BEGIN

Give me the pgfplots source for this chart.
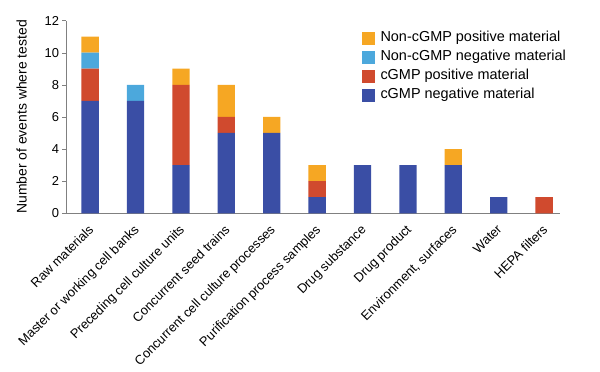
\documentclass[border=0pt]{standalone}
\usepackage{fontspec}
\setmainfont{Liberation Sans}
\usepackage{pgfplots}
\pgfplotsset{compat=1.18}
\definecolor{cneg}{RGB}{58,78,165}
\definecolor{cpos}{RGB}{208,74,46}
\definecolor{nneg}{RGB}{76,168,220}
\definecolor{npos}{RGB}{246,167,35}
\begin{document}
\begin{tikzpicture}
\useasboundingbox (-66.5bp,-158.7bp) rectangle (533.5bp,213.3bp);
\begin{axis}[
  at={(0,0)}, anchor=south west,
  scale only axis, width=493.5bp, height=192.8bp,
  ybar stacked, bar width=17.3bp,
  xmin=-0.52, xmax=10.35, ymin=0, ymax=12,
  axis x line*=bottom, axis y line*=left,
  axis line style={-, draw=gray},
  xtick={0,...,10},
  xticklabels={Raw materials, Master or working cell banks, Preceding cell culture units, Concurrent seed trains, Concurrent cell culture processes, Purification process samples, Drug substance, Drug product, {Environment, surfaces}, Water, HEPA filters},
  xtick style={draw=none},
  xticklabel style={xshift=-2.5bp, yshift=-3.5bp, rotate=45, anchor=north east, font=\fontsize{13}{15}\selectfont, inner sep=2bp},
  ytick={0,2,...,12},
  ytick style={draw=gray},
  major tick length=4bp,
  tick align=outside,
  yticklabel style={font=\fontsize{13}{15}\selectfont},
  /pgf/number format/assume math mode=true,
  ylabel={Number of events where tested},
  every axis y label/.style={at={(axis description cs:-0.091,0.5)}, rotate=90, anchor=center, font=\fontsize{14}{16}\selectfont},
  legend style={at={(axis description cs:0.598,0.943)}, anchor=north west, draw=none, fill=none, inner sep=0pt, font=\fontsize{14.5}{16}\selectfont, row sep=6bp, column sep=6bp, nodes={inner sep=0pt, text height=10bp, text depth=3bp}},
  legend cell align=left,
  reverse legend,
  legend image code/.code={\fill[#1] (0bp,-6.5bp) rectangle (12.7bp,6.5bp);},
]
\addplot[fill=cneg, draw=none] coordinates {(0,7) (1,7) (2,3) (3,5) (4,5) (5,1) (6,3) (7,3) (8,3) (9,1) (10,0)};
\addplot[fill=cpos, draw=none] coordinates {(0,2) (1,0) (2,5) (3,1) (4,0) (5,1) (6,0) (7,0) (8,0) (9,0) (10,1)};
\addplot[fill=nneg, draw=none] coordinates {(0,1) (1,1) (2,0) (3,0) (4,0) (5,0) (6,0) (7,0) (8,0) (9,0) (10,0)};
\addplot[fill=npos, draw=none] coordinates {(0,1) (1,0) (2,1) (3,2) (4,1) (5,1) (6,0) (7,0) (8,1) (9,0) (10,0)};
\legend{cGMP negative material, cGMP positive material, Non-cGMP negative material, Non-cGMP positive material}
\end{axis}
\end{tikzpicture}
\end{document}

END
BEGIN

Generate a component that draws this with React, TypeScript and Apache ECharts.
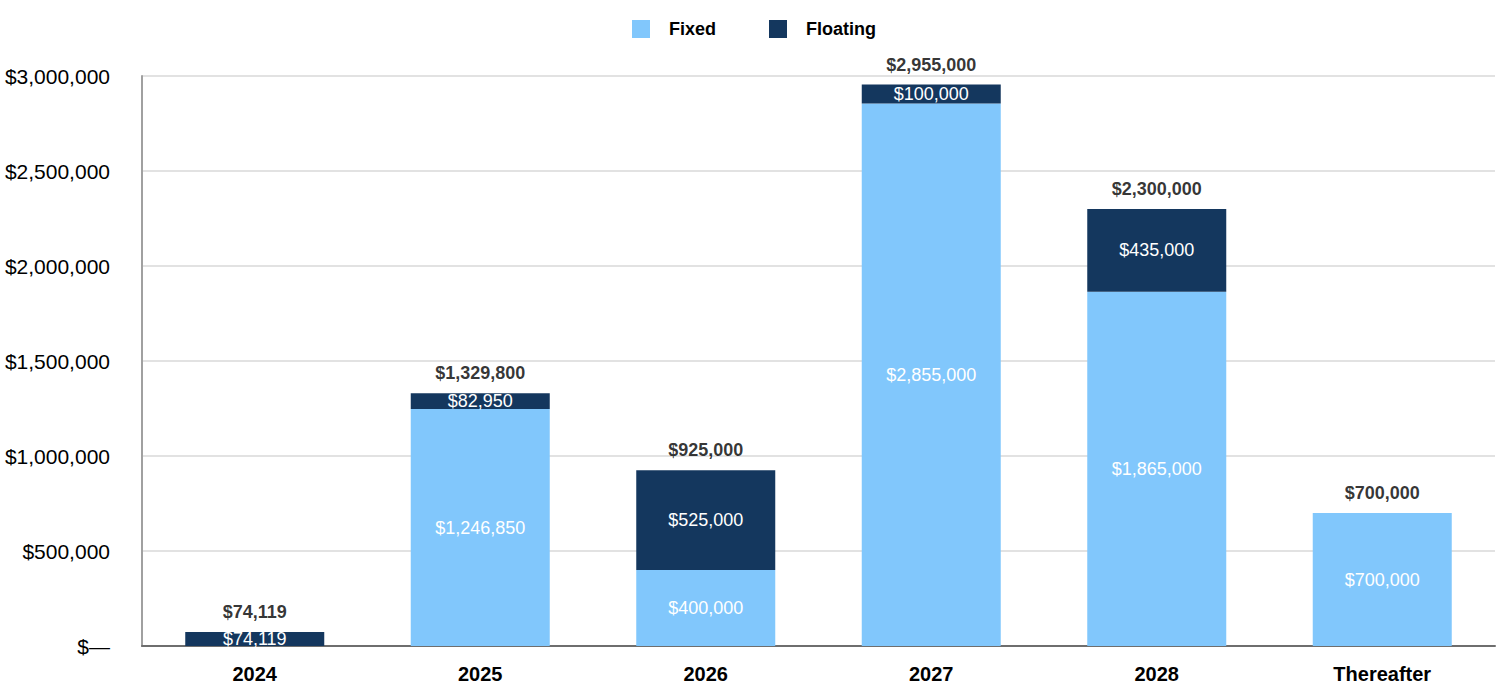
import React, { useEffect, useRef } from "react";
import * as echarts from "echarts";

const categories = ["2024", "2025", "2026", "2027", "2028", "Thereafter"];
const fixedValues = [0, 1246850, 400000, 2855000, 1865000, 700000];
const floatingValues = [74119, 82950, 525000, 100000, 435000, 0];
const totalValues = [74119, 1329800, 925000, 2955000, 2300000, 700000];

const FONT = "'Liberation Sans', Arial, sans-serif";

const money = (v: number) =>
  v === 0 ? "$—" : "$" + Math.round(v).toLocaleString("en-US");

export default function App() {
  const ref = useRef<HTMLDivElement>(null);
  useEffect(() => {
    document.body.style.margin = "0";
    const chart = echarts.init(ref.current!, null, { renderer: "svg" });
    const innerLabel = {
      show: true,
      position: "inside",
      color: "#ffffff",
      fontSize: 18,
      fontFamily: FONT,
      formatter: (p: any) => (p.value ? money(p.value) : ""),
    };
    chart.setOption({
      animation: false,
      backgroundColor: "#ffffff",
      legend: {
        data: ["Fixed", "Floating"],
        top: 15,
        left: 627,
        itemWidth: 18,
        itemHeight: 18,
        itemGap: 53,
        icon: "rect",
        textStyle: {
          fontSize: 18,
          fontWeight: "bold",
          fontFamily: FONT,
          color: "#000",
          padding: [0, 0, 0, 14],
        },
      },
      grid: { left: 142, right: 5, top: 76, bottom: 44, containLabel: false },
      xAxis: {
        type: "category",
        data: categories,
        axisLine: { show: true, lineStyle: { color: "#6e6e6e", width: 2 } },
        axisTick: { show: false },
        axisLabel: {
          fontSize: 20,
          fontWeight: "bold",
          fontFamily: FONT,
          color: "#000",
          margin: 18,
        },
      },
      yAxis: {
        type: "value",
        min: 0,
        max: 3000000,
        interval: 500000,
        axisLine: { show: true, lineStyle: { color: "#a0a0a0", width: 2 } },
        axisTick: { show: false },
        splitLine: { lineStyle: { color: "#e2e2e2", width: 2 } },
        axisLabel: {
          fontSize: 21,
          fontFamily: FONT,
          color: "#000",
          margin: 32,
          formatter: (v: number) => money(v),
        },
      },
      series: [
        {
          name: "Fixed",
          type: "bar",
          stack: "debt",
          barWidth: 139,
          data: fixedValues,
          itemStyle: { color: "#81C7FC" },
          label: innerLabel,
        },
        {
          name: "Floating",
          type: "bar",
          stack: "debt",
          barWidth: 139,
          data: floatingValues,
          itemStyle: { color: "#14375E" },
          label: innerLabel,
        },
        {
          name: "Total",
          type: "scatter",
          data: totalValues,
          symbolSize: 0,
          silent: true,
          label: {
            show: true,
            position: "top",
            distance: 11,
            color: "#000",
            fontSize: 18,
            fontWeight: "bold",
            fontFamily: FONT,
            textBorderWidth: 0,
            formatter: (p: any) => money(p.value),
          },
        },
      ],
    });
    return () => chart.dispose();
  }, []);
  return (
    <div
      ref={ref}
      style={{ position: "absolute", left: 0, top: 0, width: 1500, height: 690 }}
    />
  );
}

END
BEGIN

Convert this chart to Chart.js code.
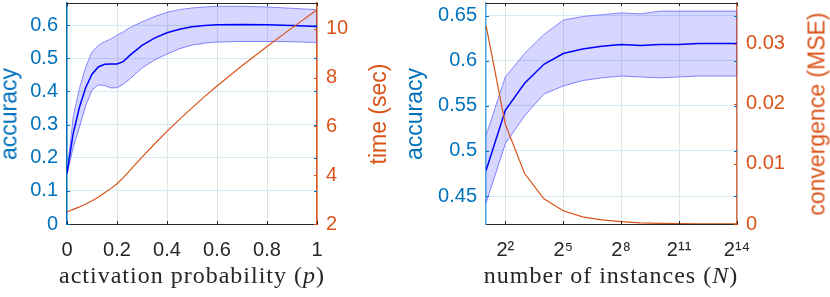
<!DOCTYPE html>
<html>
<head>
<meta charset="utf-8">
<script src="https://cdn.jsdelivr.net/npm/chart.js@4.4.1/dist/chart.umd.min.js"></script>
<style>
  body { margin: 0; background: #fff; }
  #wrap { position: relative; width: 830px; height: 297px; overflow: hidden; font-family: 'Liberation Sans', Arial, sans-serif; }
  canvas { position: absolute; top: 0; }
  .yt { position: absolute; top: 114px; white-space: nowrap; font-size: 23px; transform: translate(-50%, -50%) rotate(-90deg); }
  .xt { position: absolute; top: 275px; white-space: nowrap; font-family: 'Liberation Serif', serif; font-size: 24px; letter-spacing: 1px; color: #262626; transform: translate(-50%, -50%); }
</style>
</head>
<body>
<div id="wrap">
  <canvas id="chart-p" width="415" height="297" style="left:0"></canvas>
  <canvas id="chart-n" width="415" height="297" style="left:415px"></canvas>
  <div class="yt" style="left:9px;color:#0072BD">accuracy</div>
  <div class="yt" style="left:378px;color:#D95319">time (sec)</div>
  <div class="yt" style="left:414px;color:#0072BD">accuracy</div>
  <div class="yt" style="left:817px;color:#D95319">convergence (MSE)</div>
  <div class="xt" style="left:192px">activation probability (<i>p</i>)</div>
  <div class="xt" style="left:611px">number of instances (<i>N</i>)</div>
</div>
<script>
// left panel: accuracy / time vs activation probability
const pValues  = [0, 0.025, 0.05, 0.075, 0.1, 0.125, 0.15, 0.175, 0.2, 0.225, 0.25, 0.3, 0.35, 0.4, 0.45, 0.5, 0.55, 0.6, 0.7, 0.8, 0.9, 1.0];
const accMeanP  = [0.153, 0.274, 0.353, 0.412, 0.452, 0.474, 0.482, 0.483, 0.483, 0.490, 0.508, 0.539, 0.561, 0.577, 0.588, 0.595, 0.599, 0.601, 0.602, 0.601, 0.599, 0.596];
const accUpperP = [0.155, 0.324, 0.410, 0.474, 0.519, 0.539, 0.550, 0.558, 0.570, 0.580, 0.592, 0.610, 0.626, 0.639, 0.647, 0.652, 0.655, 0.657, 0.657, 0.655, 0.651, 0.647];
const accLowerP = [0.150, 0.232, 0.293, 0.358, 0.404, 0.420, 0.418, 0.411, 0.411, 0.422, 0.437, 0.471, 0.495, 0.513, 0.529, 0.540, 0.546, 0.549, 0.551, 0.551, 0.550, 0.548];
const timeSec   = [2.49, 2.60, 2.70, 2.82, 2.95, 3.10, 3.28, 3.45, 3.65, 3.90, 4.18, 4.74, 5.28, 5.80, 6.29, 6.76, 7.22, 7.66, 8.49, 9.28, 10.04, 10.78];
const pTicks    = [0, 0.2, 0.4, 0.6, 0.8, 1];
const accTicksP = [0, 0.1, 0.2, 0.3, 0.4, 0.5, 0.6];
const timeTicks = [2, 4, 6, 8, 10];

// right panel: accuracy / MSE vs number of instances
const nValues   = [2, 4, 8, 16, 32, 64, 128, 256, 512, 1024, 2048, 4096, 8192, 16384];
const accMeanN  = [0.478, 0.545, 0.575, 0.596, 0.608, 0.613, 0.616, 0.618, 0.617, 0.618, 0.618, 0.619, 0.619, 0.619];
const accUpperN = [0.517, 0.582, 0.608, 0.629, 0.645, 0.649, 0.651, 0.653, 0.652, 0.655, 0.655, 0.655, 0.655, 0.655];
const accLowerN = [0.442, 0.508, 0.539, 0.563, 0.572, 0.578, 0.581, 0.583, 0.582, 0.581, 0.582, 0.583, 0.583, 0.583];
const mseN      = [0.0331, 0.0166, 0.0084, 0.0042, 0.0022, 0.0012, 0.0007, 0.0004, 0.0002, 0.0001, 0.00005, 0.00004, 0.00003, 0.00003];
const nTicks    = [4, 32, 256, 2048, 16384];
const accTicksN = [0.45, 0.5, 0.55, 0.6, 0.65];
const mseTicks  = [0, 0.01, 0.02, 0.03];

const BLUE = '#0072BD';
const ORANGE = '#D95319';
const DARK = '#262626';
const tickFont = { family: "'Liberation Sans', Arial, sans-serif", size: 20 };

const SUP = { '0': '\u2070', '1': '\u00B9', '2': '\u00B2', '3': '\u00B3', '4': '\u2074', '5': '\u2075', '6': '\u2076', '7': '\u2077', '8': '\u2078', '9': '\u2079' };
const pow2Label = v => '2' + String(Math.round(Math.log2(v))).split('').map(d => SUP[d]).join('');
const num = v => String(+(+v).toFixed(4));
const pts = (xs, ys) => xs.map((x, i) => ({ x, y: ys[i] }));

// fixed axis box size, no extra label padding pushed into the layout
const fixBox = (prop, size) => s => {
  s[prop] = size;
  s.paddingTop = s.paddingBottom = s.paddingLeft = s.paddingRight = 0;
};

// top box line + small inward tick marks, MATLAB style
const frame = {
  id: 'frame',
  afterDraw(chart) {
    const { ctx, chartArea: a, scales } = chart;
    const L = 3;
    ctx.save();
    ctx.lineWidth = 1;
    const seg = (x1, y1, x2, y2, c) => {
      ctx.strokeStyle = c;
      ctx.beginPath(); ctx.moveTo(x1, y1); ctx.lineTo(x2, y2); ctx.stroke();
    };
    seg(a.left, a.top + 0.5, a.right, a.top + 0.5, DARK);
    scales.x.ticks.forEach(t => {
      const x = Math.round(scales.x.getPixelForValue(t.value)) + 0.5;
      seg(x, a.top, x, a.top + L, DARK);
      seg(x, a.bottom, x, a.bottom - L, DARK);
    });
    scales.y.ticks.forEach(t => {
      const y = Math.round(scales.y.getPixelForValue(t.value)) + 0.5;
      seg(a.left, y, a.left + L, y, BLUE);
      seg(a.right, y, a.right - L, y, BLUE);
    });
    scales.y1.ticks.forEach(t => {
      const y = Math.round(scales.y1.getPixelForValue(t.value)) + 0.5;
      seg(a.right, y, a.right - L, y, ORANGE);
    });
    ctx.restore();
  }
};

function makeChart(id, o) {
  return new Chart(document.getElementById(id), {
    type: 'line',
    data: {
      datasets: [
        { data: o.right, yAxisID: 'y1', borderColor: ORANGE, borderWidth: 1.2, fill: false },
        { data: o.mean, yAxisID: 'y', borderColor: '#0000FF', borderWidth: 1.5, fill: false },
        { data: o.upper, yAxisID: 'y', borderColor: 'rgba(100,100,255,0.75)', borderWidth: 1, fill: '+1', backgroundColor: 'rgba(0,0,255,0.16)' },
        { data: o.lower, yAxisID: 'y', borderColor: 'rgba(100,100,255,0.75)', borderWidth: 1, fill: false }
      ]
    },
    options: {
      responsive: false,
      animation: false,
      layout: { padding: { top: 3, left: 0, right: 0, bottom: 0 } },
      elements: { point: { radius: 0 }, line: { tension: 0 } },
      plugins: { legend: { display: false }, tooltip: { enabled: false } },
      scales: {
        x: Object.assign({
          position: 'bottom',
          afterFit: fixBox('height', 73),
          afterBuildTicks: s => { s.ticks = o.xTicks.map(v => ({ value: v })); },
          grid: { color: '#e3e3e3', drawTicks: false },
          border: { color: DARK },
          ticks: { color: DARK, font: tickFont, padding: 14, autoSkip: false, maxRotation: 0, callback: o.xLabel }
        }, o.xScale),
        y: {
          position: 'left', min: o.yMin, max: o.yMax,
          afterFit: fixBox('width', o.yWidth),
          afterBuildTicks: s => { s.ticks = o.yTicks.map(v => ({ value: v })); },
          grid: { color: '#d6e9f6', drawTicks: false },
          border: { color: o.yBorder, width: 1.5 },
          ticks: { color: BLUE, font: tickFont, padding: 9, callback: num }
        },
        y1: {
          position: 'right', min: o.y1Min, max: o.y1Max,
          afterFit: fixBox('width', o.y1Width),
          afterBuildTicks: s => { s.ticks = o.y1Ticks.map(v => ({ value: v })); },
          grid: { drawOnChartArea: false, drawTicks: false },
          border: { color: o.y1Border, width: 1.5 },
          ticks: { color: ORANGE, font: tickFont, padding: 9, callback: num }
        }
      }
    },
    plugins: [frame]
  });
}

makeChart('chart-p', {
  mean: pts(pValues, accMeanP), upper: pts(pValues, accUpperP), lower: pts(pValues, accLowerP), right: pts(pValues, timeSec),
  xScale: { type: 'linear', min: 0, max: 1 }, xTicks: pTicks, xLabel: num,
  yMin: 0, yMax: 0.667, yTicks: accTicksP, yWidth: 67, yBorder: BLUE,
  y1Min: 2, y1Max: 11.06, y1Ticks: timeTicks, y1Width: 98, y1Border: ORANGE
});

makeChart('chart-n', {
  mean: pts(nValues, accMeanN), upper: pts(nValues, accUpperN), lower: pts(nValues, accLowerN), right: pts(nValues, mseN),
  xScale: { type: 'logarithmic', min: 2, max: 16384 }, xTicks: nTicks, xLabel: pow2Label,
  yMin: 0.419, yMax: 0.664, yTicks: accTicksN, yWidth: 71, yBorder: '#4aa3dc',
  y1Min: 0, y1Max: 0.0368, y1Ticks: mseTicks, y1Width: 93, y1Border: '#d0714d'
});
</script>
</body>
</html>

END

Goal
Collect the lines of the data that carry the word "this".

Correct output
Give me the pgfplots source for this chart.
Generate a component that draws this with React, TypeScript and Apache ECharts.
Convert this chart to Chart.js code.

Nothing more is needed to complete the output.